Remote Monitoring in the Private Practice
By now, you have probably heard about the growing popularity of self- and remote monitoring technologies which are sweeping healthcare. Consumer-focused devices such as Fitbit®, and clinical systems that capture health data, track medication adherence and treatment compliance are forever changing the way health data is understood and shared between patient and practitioner.
Remote patient monitoring is already widely used in many fields including cardiology, pulmonology and dermatology, changing not only the relationship of patients to their healthcare provider, but also empowering patients’ abilities to understand their own well-being. Now, affordable technology is also available which enables self- and remote monitoring of dental conditions.
For self- and remote monitoring to be effective in the dental setting, there’s really just one key way to share information – visually. Whether patients send a photo of a chipped tooth using their smartphone or by using an intraoral camera specifically designed for consumer use, visual communication enables patients to provide their dentists with a more complete and accurate “picture” of an issue when a verbal description over the phone would be ambiguous or incomplete.
Furthermore, giving patients the ability to see their entire mouth with their home computer not only encourages improved home care, but also allows them to see the areas of their teeth where cosmetic or restorative treatment might be desirable. With greater visibility of dental conditions, patients self-generate interest in cosmetic treatments, boost recall adherence and foster a stronger connection to their dentist, all without the dentist being in the role of salesperson or recall hound. And hygienists or dentists can schedule visual remote consultations and reminders to make sure the care recommendations discussed during the office visit don’t go in one ear and out the other.
Even insurance companies are beginning to acknowledge the benefits of remote dental evaluations. For example, beginning January 1, 2015 in California, remote dental visual consultation will be funded by Medicaid. California is among the first states to launch such teledentistry services, which are intended to increase the options for patients in remote and underserved areas. Other states, including Alaska, Oregon, Colorado, Hawaii and West Virginia, are interested in creating their own teledentistry programs.
Of course, you and your staff won’t be interested in having patients share the number of calories they’ve burned or their blood pressure history with remote monitoring devices. But now, your practice can easily increase case acceptance, boost recall visits and enhance patient engagement through the use of visual monitoring via consumer-priced intraoral cameras, mobile apps and secure image sharing software.
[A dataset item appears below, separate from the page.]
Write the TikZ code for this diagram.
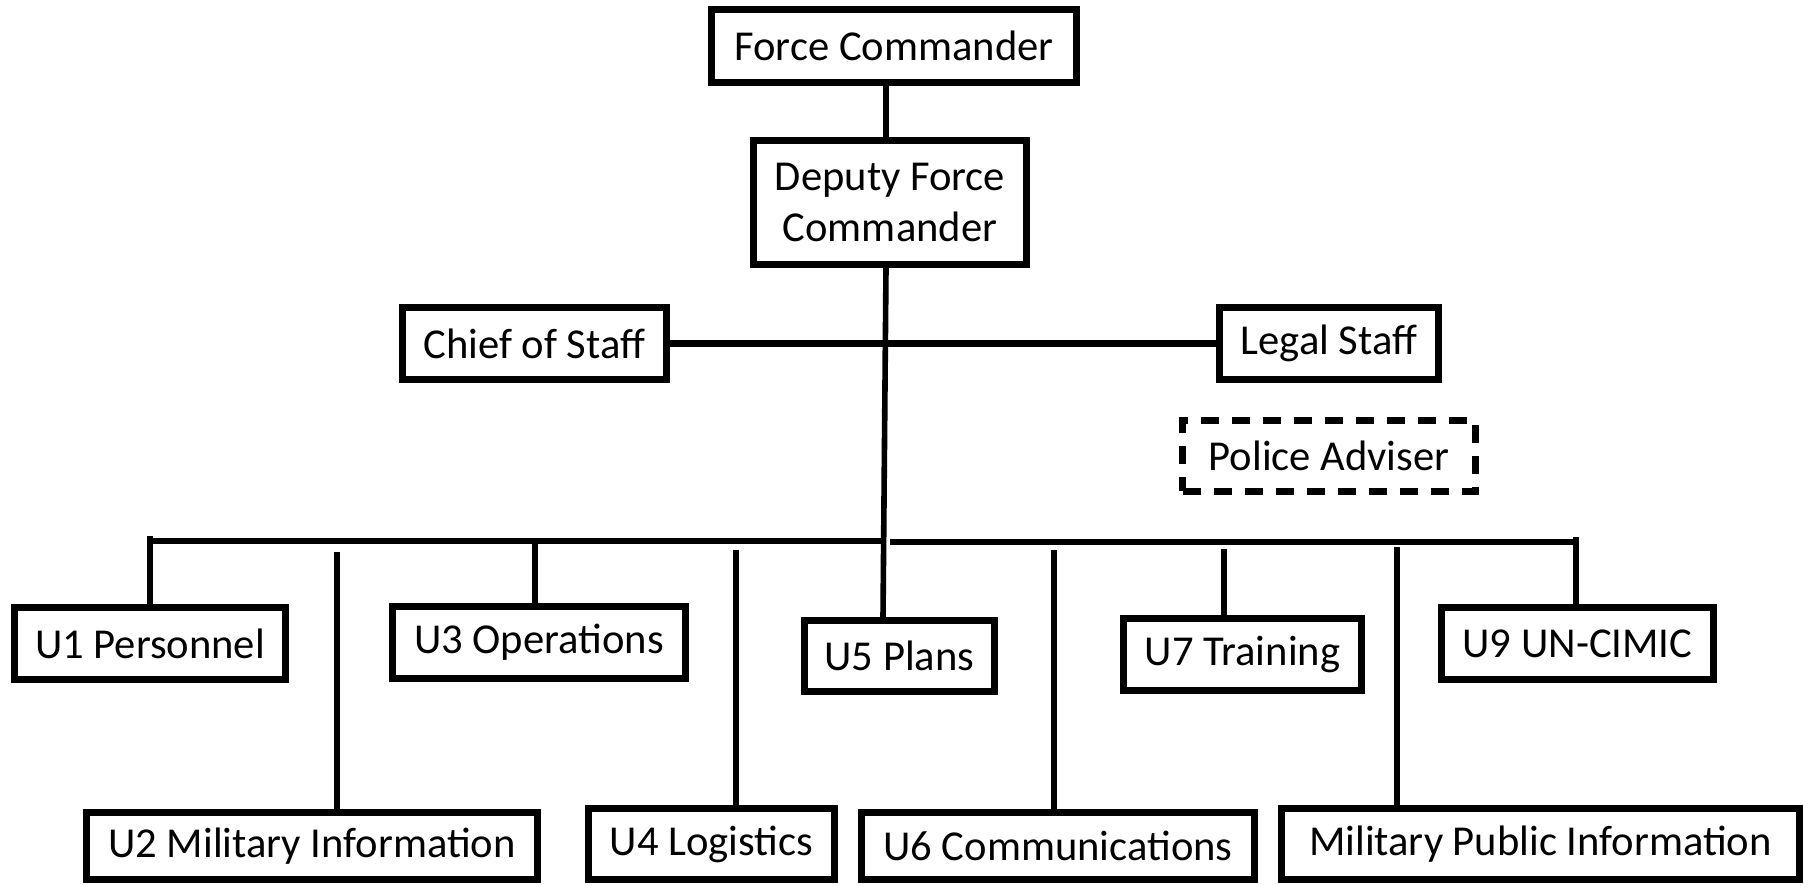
\documentclass[tikz,border=0pt]{standalone}
\usepackage{fontspec}
\setmainfont{Carlito}
\begin{document}
\begin{tikzpicture}[x=0.5pt,y=-0.5pt,
  box/.style={draw=black,line width=3.7pt,fill=white,inner sep=0pt,align=center,
    font=\fontsize{21.3pt}{25.5pt}\selectfont},
  dbox/.style={box,dash pattern=on 9pt off 6.5pt},
  conn/.style={line width=2.8pt},
  bus/.style={line width=3.2pt}]
\useasboundingbox (0,0) rectangle (1804,885);
% nodes
\node[box,minimum width=182.4pt,minimum height=36.4pt] (fc) at (894,46) {Force Commander};
\node[box,minimum width=136.4pt,minimum height=61.9pt] (dfc) at (890,202.5) {Deputy Force\\Commander};
\node[box,minimum width=131.9pt,minimum height=35.9pt] (cos) at (534.5,343.5) {Chief of Staff};
\node[box,minimum width=109.4pt,minimum height=35.9pt] (legal) at (1329,343.5) {Legal Staff};
\node[dbox,minimum width=146.4pt,minimum height=35.4pt] (police) at (1329,456) {Police Adviser};
\node[box,minimum width=135.4pt,minimum height=35.9pt] (u1) at (150,643.5) {U1 Personnel};
\node[box,minimum width=225.4pt,minimum height=33.4pt] (u2) at (312,846) {U2 Military Information};
\node[box,minimum width=146.4pt,minimum height=35.9pt] (u3) at (539,642.5) {U3 Operations};
\node[box,minimum width=122.9pt,minimum height=35.4pt] (u4) at (711.5,844) {U4 Logistics};
\node[box,minimum width=94.9pt,minimum height=35.4pt] (u5) at (899.5,656) {U5 Plans};
\node[box,minimum width=196.4pt,minimum height=33.4pt] (u6) at (1058,846) {U6 Communications};
\node[box,minimum width=118.9pt,minimum height=35.9pt] (u7) at (1242.5,654.5) {U7 Training};
\node[box,minimum width=135.9pt,minimum height=35.9pt] (u9) at (1577.5,643.5) {U9 UN-CIMIC};
\node[box,minimum width=258.9pt,minimum height=35.4pt] (mpi) at (1540.5,844) {Military Public Information};
% coordinates
\coordinate (t) at (886,0);
\coordinate (tr) at (883,0);
\coordinate (bl) at (150,536);
\coordinate (blend) at (884,541);
\coordinate (brs) at (890,542);
\coordinate (bre) at (1576,537);
\coordinate (c2) at (337,552);
\coordinate (c3) at (535,541);
\coordinate (c4) at (736,550);
\coordinate (c6) at (1054,550);
\coordinate (c7) at (1224,549);
\coordinate (c8) at (1397,547);
% connectors
\draw[conn] (fc.south -| t) -- (dfc.north -| t);
\draw[conn] (dfc.south -| t) -- (u5.north -| tr);
\draw[bus] (cos.east) -- (legal.west);
\draw[bus] (u1.north -| bl) -- (bl) -- (bl |- blend) -- (blend);
\draw[bus] (brs) -- (brs -| bre) -- (bre);
\draw[conn] (bre) -- (u9.north -| bre);
\draw[conn] (c2) -- (c2 |- u2.north);
\draw[conn] (c3) -- (c3 |- u3.north);
\draw[conn] (c4) -- (c4 |- u4.north);
\draw[conn] (c6) -- (c6 |- u6.north);
\draw[conn] (c7) -- (c7 |- u7.north);
\draw[conn] (c8) -- (c8 |- mpi.north);
\end{tikzpicture}
\end{document}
I think this concept would work well for orthodontic patients, too. If a bracket or wire broke, the patient could show the problem, and a staff member could advise whether it could be solved at home. That would avoid the orthodontist having to fit in an emergency visit.
I agree about the orthodontic use (have a daughter in braces) and I think this oral camera would also be a useful tool at home in teaching children proper brushing…visusally you could show them what they areas they are missing. Oral care is such an important of overall health.
[…] Remote Monitoring in the Private Practice Remote patient monitoring is already very popular in the fields of cardiology, pulmonology and dermatology. This technology has led to closer patient doctor relationships and has allowed the patient to learn more about their own well- being. Now, with more affordable and targeted technology, remote monitoring is becoming more readily available to the dental field. Read on for more information on how this type of technology can improve your practice. […]
This will be a great and useful technology, especially as our personal devices such as smartphones continue to improve and now come with Health-sharing information standard on many devices. It could seriously improve care and allow doctors, dentists, and other health care practitioners to keep tabs on their patients and look up issues that the patient may want to mention but may have otherwise forgotten or was too embarassed to talk about. There is a razor edge here though with privacy, and I think it will be a few years before those concerns are addressed and put to rest.